Les synergies à venir en matière d’ingénierie, de gestion de projet et de production devraient se traduire par une optimisation des processus et aboutir à d’importantes économies d’échelle. Avec à la clé un gain annuel de « plusieurs centaines de millions d’euros sur le résultat d’exploitation cinq ans après sa finalisation », tout en maintenant des coûts alignés sur les standards du marché, indique également le communiqué.
Une vision partagée
Pour ses trois signataires, Guillaume Faury, directeur général d’Airbus, Roberto Cingolani, directeur général et administrateur délégué de Leonardo, et Patrice Caine, PDG de Thales, ce protocole d’accord marque donc une étape cruciale pour l’industrie spatiale européenne. « Elle atteste de notre vision partagée de bâtir un acteur européen fort et compétitif sur un marché spatial mondial de plus en plus dynamique.
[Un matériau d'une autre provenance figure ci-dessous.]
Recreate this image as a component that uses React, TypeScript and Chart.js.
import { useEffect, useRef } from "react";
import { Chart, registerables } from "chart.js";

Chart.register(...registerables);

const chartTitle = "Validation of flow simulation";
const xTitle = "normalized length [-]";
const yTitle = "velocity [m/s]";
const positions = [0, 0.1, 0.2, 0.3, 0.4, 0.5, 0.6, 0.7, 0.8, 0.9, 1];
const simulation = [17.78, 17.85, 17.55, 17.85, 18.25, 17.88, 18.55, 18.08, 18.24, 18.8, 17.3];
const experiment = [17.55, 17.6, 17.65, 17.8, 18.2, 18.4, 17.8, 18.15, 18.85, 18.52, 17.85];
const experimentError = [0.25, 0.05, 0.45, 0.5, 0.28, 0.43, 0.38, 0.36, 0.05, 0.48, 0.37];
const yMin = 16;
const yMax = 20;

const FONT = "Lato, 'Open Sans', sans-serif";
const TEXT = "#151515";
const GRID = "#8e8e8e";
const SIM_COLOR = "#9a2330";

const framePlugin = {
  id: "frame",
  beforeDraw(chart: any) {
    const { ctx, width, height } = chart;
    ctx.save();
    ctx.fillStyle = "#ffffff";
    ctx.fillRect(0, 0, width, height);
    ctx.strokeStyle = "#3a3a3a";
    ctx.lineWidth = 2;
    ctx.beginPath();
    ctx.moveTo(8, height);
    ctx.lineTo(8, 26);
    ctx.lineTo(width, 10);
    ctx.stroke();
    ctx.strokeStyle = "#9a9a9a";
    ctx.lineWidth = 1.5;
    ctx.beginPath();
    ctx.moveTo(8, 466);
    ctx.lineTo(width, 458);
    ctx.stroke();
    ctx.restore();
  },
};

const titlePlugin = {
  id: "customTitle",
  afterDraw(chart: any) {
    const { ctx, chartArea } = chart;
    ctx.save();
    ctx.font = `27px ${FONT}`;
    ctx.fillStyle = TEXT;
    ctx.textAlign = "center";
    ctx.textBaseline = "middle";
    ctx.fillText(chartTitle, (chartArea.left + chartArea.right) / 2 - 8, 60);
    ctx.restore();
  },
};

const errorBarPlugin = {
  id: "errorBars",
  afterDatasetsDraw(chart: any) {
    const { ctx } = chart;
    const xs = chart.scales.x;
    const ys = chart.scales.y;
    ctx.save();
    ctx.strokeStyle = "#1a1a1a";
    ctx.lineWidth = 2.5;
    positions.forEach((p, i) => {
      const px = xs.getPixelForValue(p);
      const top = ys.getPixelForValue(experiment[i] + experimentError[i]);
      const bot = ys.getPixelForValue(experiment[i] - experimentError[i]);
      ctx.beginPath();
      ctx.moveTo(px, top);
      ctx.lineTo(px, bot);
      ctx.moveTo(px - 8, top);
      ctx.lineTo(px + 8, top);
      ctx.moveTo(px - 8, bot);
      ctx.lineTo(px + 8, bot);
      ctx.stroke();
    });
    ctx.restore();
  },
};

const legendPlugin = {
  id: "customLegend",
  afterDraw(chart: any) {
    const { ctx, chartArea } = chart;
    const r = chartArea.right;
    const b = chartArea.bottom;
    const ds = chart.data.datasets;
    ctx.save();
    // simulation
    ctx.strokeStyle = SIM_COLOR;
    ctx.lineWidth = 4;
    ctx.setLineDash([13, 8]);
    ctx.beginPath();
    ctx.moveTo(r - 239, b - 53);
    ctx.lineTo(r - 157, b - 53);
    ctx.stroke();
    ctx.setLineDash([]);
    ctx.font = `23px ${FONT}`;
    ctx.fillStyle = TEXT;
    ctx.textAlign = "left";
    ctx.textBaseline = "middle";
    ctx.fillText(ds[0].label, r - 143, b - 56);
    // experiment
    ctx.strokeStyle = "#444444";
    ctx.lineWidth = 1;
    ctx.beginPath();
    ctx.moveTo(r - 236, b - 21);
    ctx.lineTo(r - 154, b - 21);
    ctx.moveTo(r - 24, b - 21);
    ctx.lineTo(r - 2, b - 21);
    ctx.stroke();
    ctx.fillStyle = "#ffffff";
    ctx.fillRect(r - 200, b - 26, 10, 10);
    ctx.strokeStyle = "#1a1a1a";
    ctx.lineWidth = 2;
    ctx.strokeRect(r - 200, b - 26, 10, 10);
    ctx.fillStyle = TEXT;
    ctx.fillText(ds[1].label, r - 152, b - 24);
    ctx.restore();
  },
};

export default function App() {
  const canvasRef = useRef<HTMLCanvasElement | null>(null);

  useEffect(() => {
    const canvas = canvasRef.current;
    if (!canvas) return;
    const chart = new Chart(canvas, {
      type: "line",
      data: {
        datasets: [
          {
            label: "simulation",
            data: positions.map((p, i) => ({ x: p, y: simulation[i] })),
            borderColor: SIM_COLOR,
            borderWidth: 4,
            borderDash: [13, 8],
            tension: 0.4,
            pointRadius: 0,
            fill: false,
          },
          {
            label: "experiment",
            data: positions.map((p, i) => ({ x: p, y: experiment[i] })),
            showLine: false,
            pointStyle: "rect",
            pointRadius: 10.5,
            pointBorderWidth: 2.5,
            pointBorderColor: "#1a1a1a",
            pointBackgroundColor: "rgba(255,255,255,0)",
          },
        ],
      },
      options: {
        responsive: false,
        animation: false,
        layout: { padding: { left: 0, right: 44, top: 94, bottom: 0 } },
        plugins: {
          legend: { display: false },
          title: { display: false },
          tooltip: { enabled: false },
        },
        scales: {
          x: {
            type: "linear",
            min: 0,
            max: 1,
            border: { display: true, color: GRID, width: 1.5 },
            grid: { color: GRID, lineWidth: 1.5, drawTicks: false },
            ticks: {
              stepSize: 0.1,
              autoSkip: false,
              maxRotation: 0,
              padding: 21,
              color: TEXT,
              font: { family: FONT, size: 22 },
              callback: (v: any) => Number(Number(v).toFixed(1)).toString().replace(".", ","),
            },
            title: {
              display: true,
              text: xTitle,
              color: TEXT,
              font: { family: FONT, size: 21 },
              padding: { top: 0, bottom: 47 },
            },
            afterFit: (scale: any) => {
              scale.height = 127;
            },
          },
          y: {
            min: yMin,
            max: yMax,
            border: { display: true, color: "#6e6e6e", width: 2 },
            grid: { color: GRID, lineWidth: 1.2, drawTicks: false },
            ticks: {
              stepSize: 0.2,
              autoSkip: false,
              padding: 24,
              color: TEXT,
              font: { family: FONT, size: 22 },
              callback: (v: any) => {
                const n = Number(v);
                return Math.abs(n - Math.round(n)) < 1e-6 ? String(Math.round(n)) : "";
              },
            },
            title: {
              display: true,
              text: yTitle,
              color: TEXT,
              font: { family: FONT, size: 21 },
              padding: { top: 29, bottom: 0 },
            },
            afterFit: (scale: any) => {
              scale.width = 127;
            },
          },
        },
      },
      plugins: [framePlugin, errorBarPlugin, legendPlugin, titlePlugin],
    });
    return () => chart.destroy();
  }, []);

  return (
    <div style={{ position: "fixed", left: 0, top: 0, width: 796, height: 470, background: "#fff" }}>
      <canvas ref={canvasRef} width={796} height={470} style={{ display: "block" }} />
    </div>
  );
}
En mettant en commun nos talents, ressources, expertises et capacités de R&D, nous souhaitons stimuler la croissance, accélérer l’innovation et apporter une plus grande valeur ajoutée à nos clients et parties prenantes. » Et d’ajouter :
Ce partenariat concrétise la volonté des États européens de renforcer leurs capacités industrielles et technologiques, afin de garantir l’autonomie de l’Europe dans le domaine spatial et ses nombreuses applications. Il offre à nos collaborateurs l’opportunité d’être au cœur de cette initiative ambitieuse, tout en bénéficiant de belles perspectives de carrière et de la force collective liée au rapprochement de trois leaders de cette industrie. »
Avant cela cependant une étape importante attend les trois groupes : informer et consulter leurs représentants du personnel. Côté français, la CGT Métallurgie a déjà fait part de son opposition à ce projet de fusion. Dans un communiqué du 20 octobre, le syndicat pointe les risques notamment pour l’emploi. « La vraie raison du projet Bromo est de créer un monopole permettant d’imposer ses prix et d’affaiblir le pouvoir des agences (CNES, ESA), d’augmenter les marges et les bénéfices pour les actionnaires, au détriment de l’intérêt des citoyens, de la gouvernance publique du secteur et de l’emploi », affirme ainsi le syndicat.